In Listening for God in Everyday Life, author, speaker, and psychologist Joseph White shows us how to listen for God in this noisy, chaotic world. God is speaking to us all the time, but we have to learn to hear his voice. Drawing on his personal experience, Joseph reveals the means God uses to speak directly to our hearts. Some of these may even surprise you! They include
Gifts and Talents
People in Need
When we learn to hear it, God’s voice opens our hearts to his love, deepening our relationship with the one who knows us better than we know ourselves.
Simply one of the finest works ever compiled on the mystery of suffering. Fr. Robert Spitzer’s “The Light Shines On In The Darkness: Transforming Suffering through Faith (Happiness, Suffering, and Transcendence)” could be considered a “catechism of suffering,” but not one rooted in misery, but rather anchored in the experience of God’s great mercy and redemptive sacrifice. This is a book of hope and one that should be experienced by all Christians, and in particular, those who minister in any way, shape, or form in the New Evangelization. Why would a loving God allow suffering? Is there any good that can be brought forth from our trials? So much more is addressed in this opus. I could not put this book down. Pick it up, you won’t regret it!
“Suffering has the power to break or elevate the human spirit. Lived in the spirit of the Gospel and borne for the sake of others, it’s the most redemptive, transfiguring force in creation. Fr. Spitzer has written a magisterial work on the meaning of suffering, a work remarkable both for its depth and beauty.” — Most Rev.
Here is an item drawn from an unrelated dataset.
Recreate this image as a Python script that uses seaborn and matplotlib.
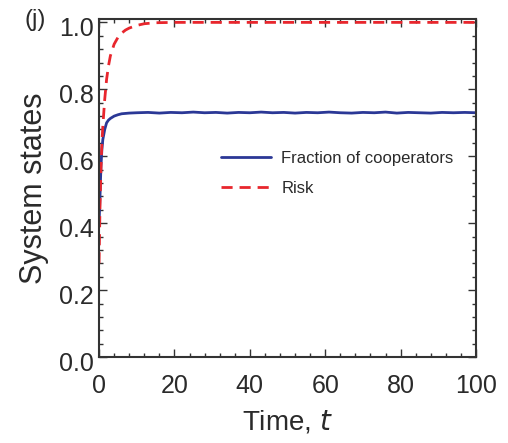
import matplotlib
matplotlib.use("Agg")
import matplotlib.pyplot as plt
import matplotlib.transforms as mtransforms
import seaborn as sns
import pandas as pd
from matplotlib.ticker import MultipleLocator

sns.set_theme(style="ticks")
plt.rcParams['font.family'] = ['Liberation Sans', 'DejaVu Sans']

# Risk (red dashed)
risk_t = [0, 0.25, 0.5, 0.75, 1, 1.5, 2, 2.5, 3, 4, 5, 6, 7, 8, 10, 12, 15, 20, 30, 40, 50, 60, 70, 80, 90, 100]
risk_v = [0.28, 0.45, 0.56, 0.64, 0.69, 0.77, 0.83, 0.87, 0.90, 0.935, 0.955, 0.968, 0.977, 0.983, 0.991, 0.996, 0.999, 1.0, 1.0, 1.0, 1.0, 1.0, 1.0, 1.0, 1.0, 1.0]

# Fraction of cooperators (blue solid)
coop_t = [0, 0.25, 0.5, 0.75, 1, 1.5, 2, 2.5, 3, 4, 5, 6, 7, 8, 10, 13, 16, 19, 22, 25, 28, 31, 34, 37, 40, 43, 46,
          49, 52, 55, 58, 61, 64, 67, 70, 73, 76, 79, 82, 85, 88, 91, 94, 97, 100]
coop_v = [0.40, 0.48, 0.57, 0.62, 0.65, 0.68, 0.70, 0.708, 0.713, 0.72, 0.724, 0.727, 0.728, 0.729, 0.730, 0.731, 0.729,
          0.731, 0.730, 0.732, 0.730, 0.731, 0.729, 0.731, 0.730, 0.732, 0.730, 0.731, 0.729, 0.731, 0.730, 0.732,
          0.730, 0.729, 0.731, 0.730, 0.732, 0.729, 0.731, 0.730, 0.729, 0.731, 0.730, 0.731, 0.730]

y_ticks = [0, 0.2, 0.4, 0.6, 0.8, 1.0]
y_ticklabels = ["0.0", "0.2", "0.4", "0.6", "0.8", "1.0"]

coop_df = pd.DataFrame({"t": coop_t, "v": coop_v})
risk_df = pd.DataFrame({"t": risk_t, "v": risk_v})

fig = plt.figure(figsize=(5.08, 4.43), dpi=100)
ax = fig.add_axes([0.195, 0.194, 0.742, 0.763])

sns.lineplot(data=coop_df, x="t", y="v", ax=ax, color="#2b3896", lw=2.0, label="Fraction of cooperators")
sns.lineplot(data=risk_df, x="t", y="v", ax=ax, color="#e8262d", lw=2.0, label="Risk")
ax.lines[1].set_dashes([4, 2.5])

ax.set_xlim(0, 100)
ax.set_ylim(0, 1.01)
ax.xaxis.set_major_locator(MultipleLocator(20))
ax.xaxis.set_minor_locator(MultipleLocator(4))
ax.yaxis.set_minor_locator(MultipleLocator(0.04))
ax.set_yticks(y_ticks)
ax.set_yticklabels(y_ticklabels)

tc = "#2a2a2a"
for s in ax.spines.values():
    s.set_color("#333333")
    s.set_linewidth(1.5)
ax.tick_params(which="both", direction="in", top=True, right=True, colors="#333333",
               labelcolor=tc, labelsize=18, width=1.0)
ax.tick_params(which="major", length=6)
ax.tick_params(which="minor", length=3)
ax.tick_params(axis="x", pad=12)
ax.tick_params(axis="y", pad=4)

offset = mtransforms.ScaledTranslation(0, -4 / 100, fig.dpi_scale_trans)
for lbl in ax.get_yticklabels():
    lbl.set_transform(lbl.get_transform() + offset)

ax.set_xlabel("Time, $\\mathit{t}$", fontsize=20, color=tc, labelpad=8)
ax.set_ylabel("System states", fontsize=22, color=tc, labelpad=7)

leg = ax.legend(loc="upper left", bbox_to_anchor=(0.285, 0.655), frameon=False, fontsize=12,
                handlelength=3.0, labelspacing=0.9, handletextpad=0.6)
for t in leg.get_texts():
    t.set_color(tc)

fig.text(0.069, 0.955, "(j)", fontsize=17, color=tc, ha="center", va="center")

fig.savefig("out.png", dpi=100)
Charles Chaput, O.F.M. Cap., Archbishop of Philadelphia
“In this trenchant and searching book, Fr. Spitzer responds to the most powerful objection to the proposition that God exists, namely, the problem of suffering. And he dares to do what very few are willing to do today: to articulate how evil and pain are ingredients in the providential design of a loving God.”
—Bishop Robert Barron, Host, Catholicism film series
I have already given several copies of this book to friends, that is how much I love this book! REMEMBER the airplane rule! You must put the oxygen mask on yourself first before you can help others. This principle is an essential guidepost for all of us. “It’s OK To Start With You” is steeped in Catholic wisdom. You are in good hands with Julia Marie Hogan as your guide through the process of entering into “authentic self-care.” No matter what your season in life, I HIGHLY recommend this book because it’s never too late to start. It will not disappoint!
Self-care is often misunderstood in our society. Far too many of us dismiss it as selfish pampering, and the results can be devastating for our physical, mental, emotional, and spiritual health. Real self-care is anything but self-indulgent. It’s an essential discipline, rooted in the reality of who we are as God’s beloved children.
In It’s OK to Start with You, therapist Julia Marie Hogan, LCPC, makes the case for making self-care a priority beginning with reclaiming your own worth. Based on her practice as a therapist, she offers deep insights into the reasons why we neglect to take care of ourselves and provides needed tools to change our habits of thinking and acting so we can show up fully in our lives and relationships. With step-by-step instructions for building a tailored self-care plan, reflection questions, and note-taking space, this book is the ultimate guide to becoming the most authentic version of yourself.